Je fais une mini apparition à l’émission Banc Public, sur le sujet de la double vie.
Moi, ma double vie, c’était quand j’étais escorte, et que je devais mentir non par honte, mais par besoin de me protéger. J’en venais à me détester, à mentir, sur ce que je faisais, sur où je devais me rendre, après une Smirnoff Ice avec des copains. J’en avais mal au ventre, de revenir chez moi et de me retrouver devant rien, juste de l’argent à dépenser, le soleil pour m’aveugler pendant que je lisais trois revues à potins, pour me rapprocher de Jennifer Aniston parce que je n’osais pas me rapprocher de ma meilleure amie, je n’osais rien raconter, ni le plaisir, ni les peurs, parfois, ni la musique préférée d’un client, ni le massage avec une balle de tennis qu’un autre m’avait fait, je ne pouvais pas dire que les cheveux, après avoir été lavés cinq fois, ont l’air trop raplapla pour trouver ça glam, attendre et jouir en changeant mon prénom avec une autre personne qui change aussi son prénom.

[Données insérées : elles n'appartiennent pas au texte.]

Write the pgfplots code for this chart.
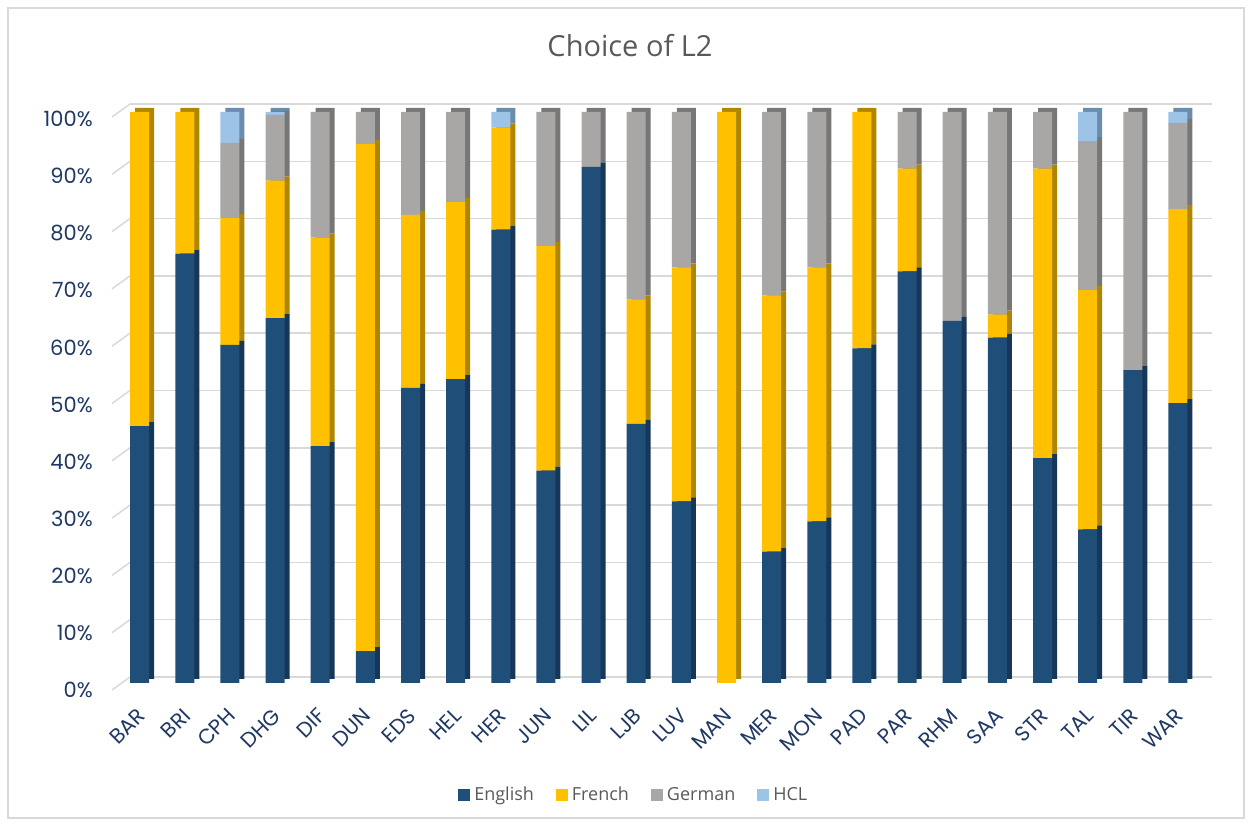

Je mentais parce que les salopes, elles ne sont pas crues, elles ne sont pas aimées, elles sont questionnées, sans relâche, sur pourquoi elles sont des salopes.
Je suis encore une salope, mais je sais que je peux être crue, maintenant, un peu plus crue, quand je dis que je ne suis pas juste ça, payée ou pas, je ne suis pas juste ça.
Un autre texte vraiment intéressant sur les mensonges à répéter et la stigmatisation des travailleuses du sexe, Escorte : la vie dans le placard. Un témoignage sensible, fort, poignant.
Extrait : En fait, c’est ça qui a failli me faire craquer, me faire tout arrêter : l’obligation de mentir à tout le monde. Parce que j’ai peur de devenir « la pute », cette fille, là-bas, que sisi, je te jure, elle baise avec des mecs pour de l’argent. Que pfoua, c’est trop dégueu. Que c’est qu’une connasse vénale, ou une pauvre fille perdue, d’ailleurs, avec tout ce qu’elle a vécu, pas étonnant qu’elle soit tordue. Personne pourrait être amiE avec une fille pareille, encore moins partager son intimité. Baiser avec une pute, c’est la honte, et en tomber amoureuxSE, encore plus.
J’ai eu peur, et j’ai toujours peur, de me taper cette étiquette. D’être marquée au fer rouge. De ne plus jamais pouvoir revenir en arrière, d’être obligée de me confronter aux genTEs qui, en permanence, s’imagineront ma sexualité avec une curiosité avide et dégoûtée. Qui me réduiront à cette seule partie de moi : Decade, la pute.
J’ai pas envie d’avoir à me justifier. « Pourquoi tu fais ça alors que t’en as pas besoin financièrement ? Alors que tu pourrais faire autre chose ? Pourquoi t’infliges à ton entourage d’être pote avec une pute, ou amoureuxSE d’une pute ? Pourquoi t’arrêterais pas, ça serait tellement plus simple pour tout le monde, si t’arrêtais. Pourquoi c’est si important pour toi de coucher avec plein de genTEs ? T’es une salope égoïste ou quoi ? Ou alors c’est pour l’argent ? Mais du coup, t’es une connasse de matérialiste ou quoi ? Est-ce que c’est à cause de ton passé ? Est-ce que c’est parce que t’es traumatisée ? Tu donnes un pourcentage de ce que tu gagnes à quelqu’unE d’autre, mais c’est pas immoral ça ? C’est pas anti-féministe ? C’est pas contraire à tes principes ? Comment tu justifies ça ? Vas-y, on sort les pop-corns et on te regarde te débattre dans la boue face à nous »
Et moi, moi je suis marquée au fer rouge, comme elle dit, l’auteure du billet que je cite. Parce que lorsque j’apparais quelque part, c’est ex-escorte qu’on écrit pour parler de moi. Et ça ne me choque plus. Ça me surprend, toutefois, c’est bête, mais ça me surprend.